Table 5. Bioactive compounds identified from GC–MS chromatogram of B. subtilis (BS8)
Table 6. Bioactive compounds identified from GC–MS chromatogram of B. subtilis (BS14)
The results showed a clear negative chemotactic effect of the purified secondary metabolites extracts of (BS8) and (BS14) against target bacteria. Transparent halos free of target bacterial growth were formed around the wells containing the secondary metabolites of the isolates. K. kristinae which was the most susceptible species against the purified extracts with 23 and 24 mm for (BS8) and (BS14) extracts respectively, while P. aeruginosa was the least susceptible with 19 and 18 mm for (BS8) and (BS14) extracts respectively (Table 7), (Fig. 2 F and G). Growth inhibition diameters results showed a significant increase in both extracts inhibitory effect after IEC purification and subsequently after GFC purification (Table 7), which indicates the increased efficiency of bacterial extracts using these purification methods. The reaction of targeted bacteria was previously identified as spatial redistribution where the bacteria tends to grow heavily in the places were secondary metabolites were not present [46].

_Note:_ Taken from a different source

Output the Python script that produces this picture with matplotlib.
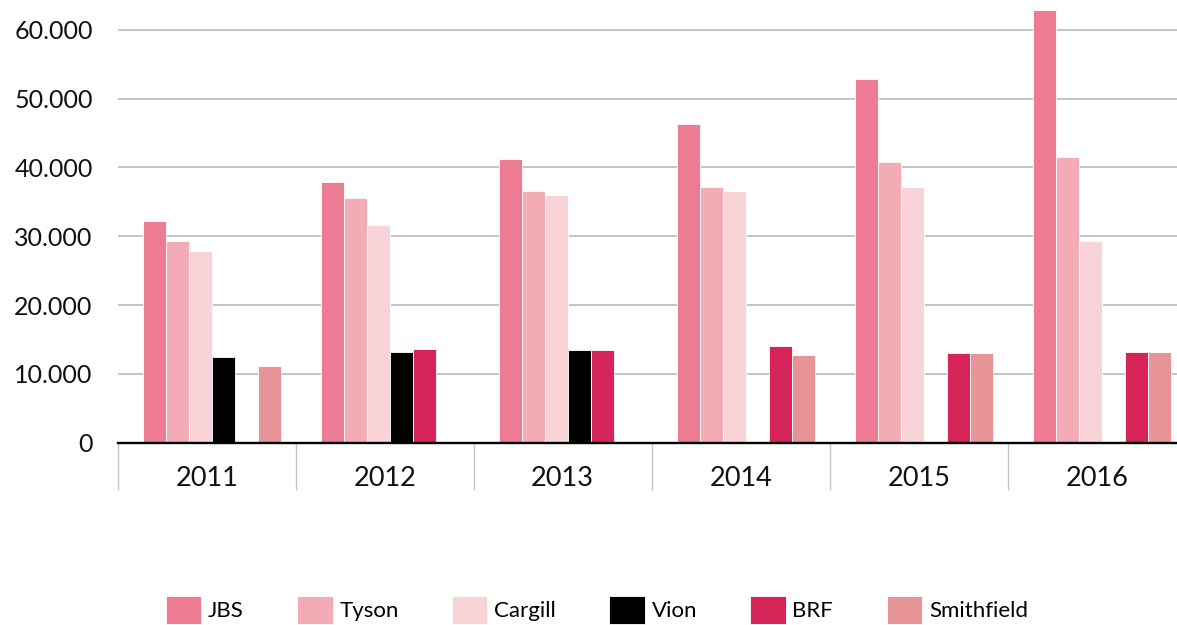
import numpy as np
import matplotlib.pyplot as plt
from matplotlib.ticker import FuncFormatter, FixedLocator

plt.rcParams['font.family'] = ['Lato', 'DejaVu Sans']

years = ['2011', '2012', '2013', '2014', '2015', '2016']
companies = ['JBS', 'Tyson', 'Cargill', 'Vion', 'BRF', 'Smithfield']
colors = ['#EC7B93', '#F3ABB6', '#F8D3D7', '#000000', '#D62459', '#E69497']

nan = np.nan
jbs = [32200, 37900, 41300, 46300, 52800, 62900]
tyson = [29300, 35500, 36600, 37200, 40800, 41500]
cargill = [27800, 31600, 36000, 36600, 37200, 29300]
vion = [12400, 13200, 13500, nan, nan, nan]
brf = [nan, 13600, 13500, 14100, 13000, 13200]
smithfield = [11100, nan, nan, 12700, 13000, 13200]
series = [jbs, tyson, cargill, vion, brf, smithfield]

fig = plt.figure(figsize=(11.77, 6.25), dpi=100)
ax = fig.add_axes([0.1, 0.2917, 0.9, 0.6935])

x = np.arange(len(years))
w = 0.129
for k, (name, vals, c) in enumerate(zip(companies, series, colors)):
    ax.bar(x + 0.03 + (k - 2.5) * w, vals, width=w, color=c,
           edgecolor='white', linewidth=0.6, label=name, zorder=2)

ax.set_xlim(-0.5, 5.451)
ax.set_ylim(0, 63000)
ax.set_yticks(np.arange(0, 60001, 10000))
ax.yaxis.set_major_formatter(FuncFormatter(lambda v, p: f"{int(v):,}".replace(',', '.')))
ax.yaxis.grid(True, color='#b4b4b4', linewidth=1.1, zorder=0)
ax.set_axisbelow(True)

for s in ['left', 'top', 'right']:
    ax.spines[s].set_visible(False)
ax.spines['bottom'].set_color('black')
ax.spines['bottom'].set_linewidth(1.7)
ax.spines['bottom'].set_zorder(4)

ax.set_xticks(x)
ax.set_xticklabels(years)
ax.xaxis.set_minor_locator(FixedLocator(np.arange(-0.5, 6, 1)))
ax.tick_params(axis='x', which='major', length=0, pad=17, labelsize=19.5, labelcolor='#111111')
ax.tick_params(axis='x', which='minor', length=34, width=1, color='#c4c4c4')
ax.tick_params(axis='y', length=0, pad=18, labelsize=18, labelcolor='#111111')

fig.legend(loc='center', bbox_to_anchor=(0.507, 0.024), ncol=6, frameon=False,
           fontsize=16, handlelength=1.6, handleheight=1.6, handletextpad=0.3,
           columnspacing=2.4, borderpad=0)

fig.savefig('out.png', dpi=100)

Table 7. Growth inhibition diameter induced by bacterial secondary metabolites crude extracts (without purification) and after Ion Exchange Chromatography (IEC) and Gel Filtration Chromatography (GFC) purification steps
The Iraqi marine environment represents a promising source of bacterial isolates producing various biologically active substances. The rapid growth of bacteria, the ease of growth requirements, and low production costs of bacterial secondary metabolites, might render them as an economic substitute for antibiotics to face the many environmental problems caused by bio-film forming bacteria. Furthermore, a significant increase in bacterial extracts inhibitory by the implementation of simple purification methods such as IEC and GFC.
Conflict of interest statement
The authors declared no conflict of interest.
Funding statement
The authors declared that no funding was received in relation to this manuscript.
Data availability statement
The authors declared that all related data are included in the article and its supplementary material.